PREDICTION OF BEARING FAILURE WITH SURROGATE MODELING

Isolation, which comes at an increased design and construction cost, is sold as a return on investment due to the decreased damage to both the structure and its contents under typical earthquakes. Given this, and due to the higher upfront cost of isolated structures, building owners would assume an increased level of safety under large earthquakes. Worrisomely, recent studies have shown that code-permitted isolation designs do not outperform typical buildings in terms of collapse probabilities. Researchers have used the FEMA P695 methodology to ascertain these poor collapse probabilities. Furthermore, isolated buildings are used primarily for their high-performance, and designers should be able to adjust the targeted collapse probability based on their clients’ needs. However, running detailed structural models to collapse is extremely computationally inefficient and achieving a specific collapse probability requires iterative analysis. This study looks at the ability of surrogate models to predict the performance of double friction pendulum bearings (DFPs) under large events. The data on which the surrogate model is built is derived from in-plane analysis of the DFP modeled with a rigid body model including inertia for each of the bearing components and a non-linear viscoelastic impact element to simulate the impact between bearing components.
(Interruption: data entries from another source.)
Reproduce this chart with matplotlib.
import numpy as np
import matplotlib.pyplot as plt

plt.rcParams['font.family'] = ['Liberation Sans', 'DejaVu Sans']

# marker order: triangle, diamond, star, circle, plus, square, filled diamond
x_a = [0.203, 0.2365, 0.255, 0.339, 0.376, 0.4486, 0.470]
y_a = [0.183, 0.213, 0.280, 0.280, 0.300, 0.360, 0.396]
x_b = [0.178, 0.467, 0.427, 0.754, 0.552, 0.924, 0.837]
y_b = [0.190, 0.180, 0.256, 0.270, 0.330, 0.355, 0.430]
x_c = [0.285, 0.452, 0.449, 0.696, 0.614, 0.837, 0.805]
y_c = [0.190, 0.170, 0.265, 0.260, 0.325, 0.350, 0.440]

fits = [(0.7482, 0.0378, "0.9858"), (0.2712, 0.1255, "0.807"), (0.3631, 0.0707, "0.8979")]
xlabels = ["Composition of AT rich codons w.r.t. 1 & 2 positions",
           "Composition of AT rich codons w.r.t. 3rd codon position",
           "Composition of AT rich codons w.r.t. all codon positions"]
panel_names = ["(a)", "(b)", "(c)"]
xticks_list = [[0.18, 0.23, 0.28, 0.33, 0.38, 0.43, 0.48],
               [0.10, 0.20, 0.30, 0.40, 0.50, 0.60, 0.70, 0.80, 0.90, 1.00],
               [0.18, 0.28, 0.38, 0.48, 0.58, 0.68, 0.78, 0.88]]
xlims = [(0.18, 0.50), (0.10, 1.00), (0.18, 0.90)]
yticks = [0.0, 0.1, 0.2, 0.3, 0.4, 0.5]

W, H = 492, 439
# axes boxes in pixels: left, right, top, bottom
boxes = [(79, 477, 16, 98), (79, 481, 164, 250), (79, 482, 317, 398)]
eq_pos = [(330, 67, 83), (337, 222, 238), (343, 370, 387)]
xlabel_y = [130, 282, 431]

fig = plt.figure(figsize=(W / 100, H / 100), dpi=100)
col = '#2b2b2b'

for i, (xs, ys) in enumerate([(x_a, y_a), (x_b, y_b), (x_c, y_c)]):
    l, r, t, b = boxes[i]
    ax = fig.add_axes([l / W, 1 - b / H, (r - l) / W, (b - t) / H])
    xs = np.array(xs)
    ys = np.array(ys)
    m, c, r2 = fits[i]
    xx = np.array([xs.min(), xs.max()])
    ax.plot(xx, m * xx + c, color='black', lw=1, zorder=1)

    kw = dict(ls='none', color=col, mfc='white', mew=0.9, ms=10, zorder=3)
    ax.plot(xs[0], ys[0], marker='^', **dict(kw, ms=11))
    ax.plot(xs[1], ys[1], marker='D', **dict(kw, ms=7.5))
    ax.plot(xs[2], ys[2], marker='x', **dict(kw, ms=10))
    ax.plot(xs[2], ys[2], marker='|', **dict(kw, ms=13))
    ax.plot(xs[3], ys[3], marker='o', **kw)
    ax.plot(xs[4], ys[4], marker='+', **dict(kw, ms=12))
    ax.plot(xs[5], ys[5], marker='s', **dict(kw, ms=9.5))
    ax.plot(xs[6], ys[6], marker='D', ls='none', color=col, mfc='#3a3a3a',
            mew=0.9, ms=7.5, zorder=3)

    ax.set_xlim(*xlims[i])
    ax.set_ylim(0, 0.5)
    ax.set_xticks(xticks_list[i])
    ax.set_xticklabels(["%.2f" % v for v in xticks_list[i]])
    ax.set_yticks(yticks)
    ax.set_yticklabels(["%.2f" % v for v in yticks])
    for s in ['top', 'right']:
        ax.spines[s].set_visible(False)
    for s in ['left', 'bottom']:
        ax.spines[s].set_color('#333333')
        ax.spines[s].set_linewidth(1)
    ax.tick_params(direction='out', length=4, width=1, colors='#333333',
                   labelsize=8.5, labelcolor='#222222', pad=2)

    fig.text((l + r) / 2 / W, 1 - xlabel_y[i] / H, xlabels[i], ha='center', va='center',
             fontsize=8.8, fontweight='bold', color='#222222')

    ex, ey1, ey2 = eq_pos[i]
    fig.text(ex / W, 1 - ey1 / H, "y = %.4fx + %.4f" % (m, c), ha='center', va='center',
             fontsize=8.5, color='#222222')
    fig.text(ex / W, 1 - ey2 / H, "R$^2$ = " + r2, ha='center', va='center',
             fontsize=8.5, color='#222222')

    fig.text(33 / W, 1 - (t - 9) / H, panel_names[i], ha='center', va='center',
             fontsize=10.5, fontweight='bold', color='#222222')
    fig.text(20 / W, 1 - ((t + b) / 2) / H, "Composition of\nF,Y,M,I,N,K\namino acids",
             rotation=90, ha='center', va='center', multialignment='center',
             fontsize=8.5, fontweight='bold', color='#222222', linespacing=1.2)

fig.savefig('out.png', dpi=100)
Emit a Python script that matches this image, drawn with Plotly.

This model can simulate bearing component impact and uplift and thus, is capable of simulating bearing failure. As isolation systems are particularly vulnerable to long period excitations, analytical pulses are used as input excitations. The pulse parameters and design parameters of the DFP are used as input parameters for the surrogate model. Discrete outcomes of no-impact (building most likely functional), impact (large forces imparted to structure), and failure (significant damage or failure of structure expected) are predicted given a new bearing design and input. This is a first step in facilitating rapid initial design of bearings considering desired collapse margins.